After he started spraying the building, in Moseley Street, Newcastle, passers-by had to dive for cover.
Bank manager Alan Bell told Newcastle magistrates: "There was a large deposit of manure sprayed up the walls to considerable height and lying in a heap outside the door.
"We had to have scaffolding erected and the stonework professionally cleaned because the matter had leaked into the sandstone. The effluent was too deep to walk into the bank unless you had waders on."
Cannon was convicted of criminal damage but was given a conditional discharge by magistrates, who ordered him to pay pounds 2,000 compensation, although NatWest had claimed pounds 4,500.
The farmer earlier told the court he did not know the bank branch was a listed building.
He added: "Nobody knows the frustration we've had because of the bank. There's plenty of people who would have ended up in the nuthouse or been driven to suicide".
Three years ago, Cannon was ordered to pay pounds 1,138 compensation to Castle Morpeth Council, Northumberland, for spraying their offices with slurry after being refused planning permission to build a bungalow.
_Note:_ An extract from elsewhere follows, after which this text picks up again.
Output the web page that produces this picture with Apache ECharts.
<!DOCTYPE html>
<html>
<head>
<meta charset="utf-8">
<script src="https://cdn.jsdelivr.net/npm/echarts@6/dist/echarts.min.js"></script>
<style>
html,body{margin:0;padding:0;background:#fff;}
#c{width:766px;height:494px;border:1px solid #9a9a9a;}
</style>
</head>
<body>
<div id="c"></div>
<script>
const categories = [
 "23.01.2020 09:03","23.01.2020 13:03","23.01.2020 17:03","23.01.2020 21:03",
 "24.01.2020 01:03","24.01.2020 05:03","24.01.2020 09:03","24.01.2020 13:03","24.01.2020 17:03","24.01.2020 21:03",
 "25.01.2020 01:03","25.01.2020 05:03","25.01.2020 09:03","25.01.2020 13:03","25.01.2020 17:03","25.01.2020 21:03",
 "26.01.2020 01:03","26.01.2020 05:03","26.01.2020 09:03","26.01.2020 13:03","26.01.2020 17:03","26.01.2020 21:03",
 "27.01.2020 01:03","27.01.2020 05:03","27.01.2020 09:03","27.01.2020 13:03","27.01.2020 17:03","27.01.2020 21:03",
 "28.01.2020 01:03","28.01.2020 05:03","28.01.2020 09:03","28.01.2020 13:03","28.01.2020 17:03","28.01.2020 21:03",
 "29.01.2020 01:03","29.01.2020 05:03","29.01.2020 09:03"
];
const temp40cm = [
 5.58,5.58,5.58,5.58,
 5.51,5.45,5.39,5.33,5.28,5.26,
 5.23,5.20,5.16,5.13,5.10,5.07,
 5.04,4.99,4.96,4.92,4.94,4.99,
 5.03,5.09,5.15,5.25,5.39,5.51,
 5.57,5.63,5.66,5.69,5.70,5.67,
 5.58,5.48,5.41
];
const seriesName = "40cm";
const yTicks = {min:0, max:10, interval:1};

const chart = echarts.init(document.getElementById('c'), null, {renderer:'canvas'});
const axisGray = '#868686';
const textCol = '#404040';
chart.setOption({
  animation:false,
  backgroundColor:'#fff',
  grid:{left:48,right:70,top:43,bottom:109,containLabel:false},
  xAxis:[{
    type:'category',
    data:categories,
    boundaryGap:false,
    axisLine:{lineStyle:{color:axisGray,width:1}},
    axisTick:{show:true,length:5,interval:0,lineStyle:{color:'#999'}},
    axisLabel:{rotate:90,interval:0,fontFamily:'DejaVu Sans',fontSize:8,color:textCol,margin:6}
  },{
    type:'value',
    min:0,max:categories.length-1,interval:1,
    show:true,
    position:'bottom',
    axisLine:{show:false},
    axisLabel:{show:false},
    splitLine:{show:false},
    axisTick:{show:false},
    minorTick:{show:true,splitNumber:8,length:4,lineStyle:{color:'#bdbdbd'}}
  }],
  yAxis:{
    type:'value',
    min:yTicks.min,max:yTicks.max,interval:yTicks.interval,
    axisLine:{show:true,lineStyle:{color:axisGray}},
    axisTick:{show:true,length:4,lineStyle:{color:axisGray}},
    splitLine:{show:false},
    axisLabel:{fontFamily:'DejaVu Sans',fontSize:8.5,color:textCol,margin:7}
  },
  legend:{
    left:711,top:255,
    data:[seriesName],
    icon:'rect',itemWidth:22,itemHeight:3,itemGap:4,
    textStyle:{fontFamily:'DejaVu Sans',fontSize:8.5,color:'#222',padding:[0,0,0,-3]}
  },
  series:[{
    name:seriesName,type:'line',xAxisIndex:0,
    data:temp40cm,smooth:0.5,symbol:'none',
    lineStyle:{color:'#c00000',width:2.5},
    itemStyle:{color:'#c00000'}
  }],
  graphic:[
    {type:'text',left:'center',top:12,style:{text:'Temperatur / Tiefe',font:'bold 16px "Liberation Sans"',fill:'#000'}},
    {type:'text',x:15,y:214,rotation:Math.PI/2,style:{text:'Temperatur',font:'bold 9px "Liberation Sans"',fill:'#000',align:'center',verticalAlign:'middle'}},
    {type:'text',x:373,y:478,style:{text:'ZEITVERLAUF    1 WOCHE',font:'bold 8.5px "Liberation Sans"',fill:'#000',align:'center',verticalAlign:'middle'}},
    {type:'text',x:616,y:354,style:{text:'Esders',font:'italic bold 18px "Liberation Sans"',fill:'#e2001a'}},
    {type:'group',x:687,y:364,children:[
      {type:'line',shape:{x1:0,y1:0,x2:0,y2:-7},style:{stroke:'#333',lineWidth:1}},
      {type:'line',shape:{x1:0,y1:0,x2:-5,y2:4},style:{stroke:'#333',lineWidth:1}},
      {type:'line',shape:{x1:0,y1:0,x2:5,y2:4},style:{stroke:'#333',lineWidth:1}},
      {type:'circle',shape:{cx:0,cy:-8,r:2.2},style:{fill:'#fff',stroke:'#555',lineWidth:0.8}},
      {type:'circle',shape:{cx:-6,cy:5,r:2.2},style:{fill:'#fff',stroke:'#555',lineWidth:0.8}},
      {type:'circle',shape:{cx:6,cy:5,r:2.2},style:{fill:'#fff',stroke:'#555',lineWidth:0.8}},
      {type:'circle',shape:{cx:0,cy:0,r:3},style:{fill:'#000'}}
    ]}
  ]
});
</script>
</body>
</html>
Cannon, who is suing NatWest through the civil courts, alleging negligence over the handling of his affairs, said after yesterday's hearing: "I have no regrets about what I did. After all, they dropped me in the shit.
"I would do the same every morning if I could keep myself out of jail. It doesn't take any bottle to drive a tractor into town and start the muckspreader. "I was driven to it by sheer frustration. It was a case of the little man being hammered by a big institution and I couldn't take any more."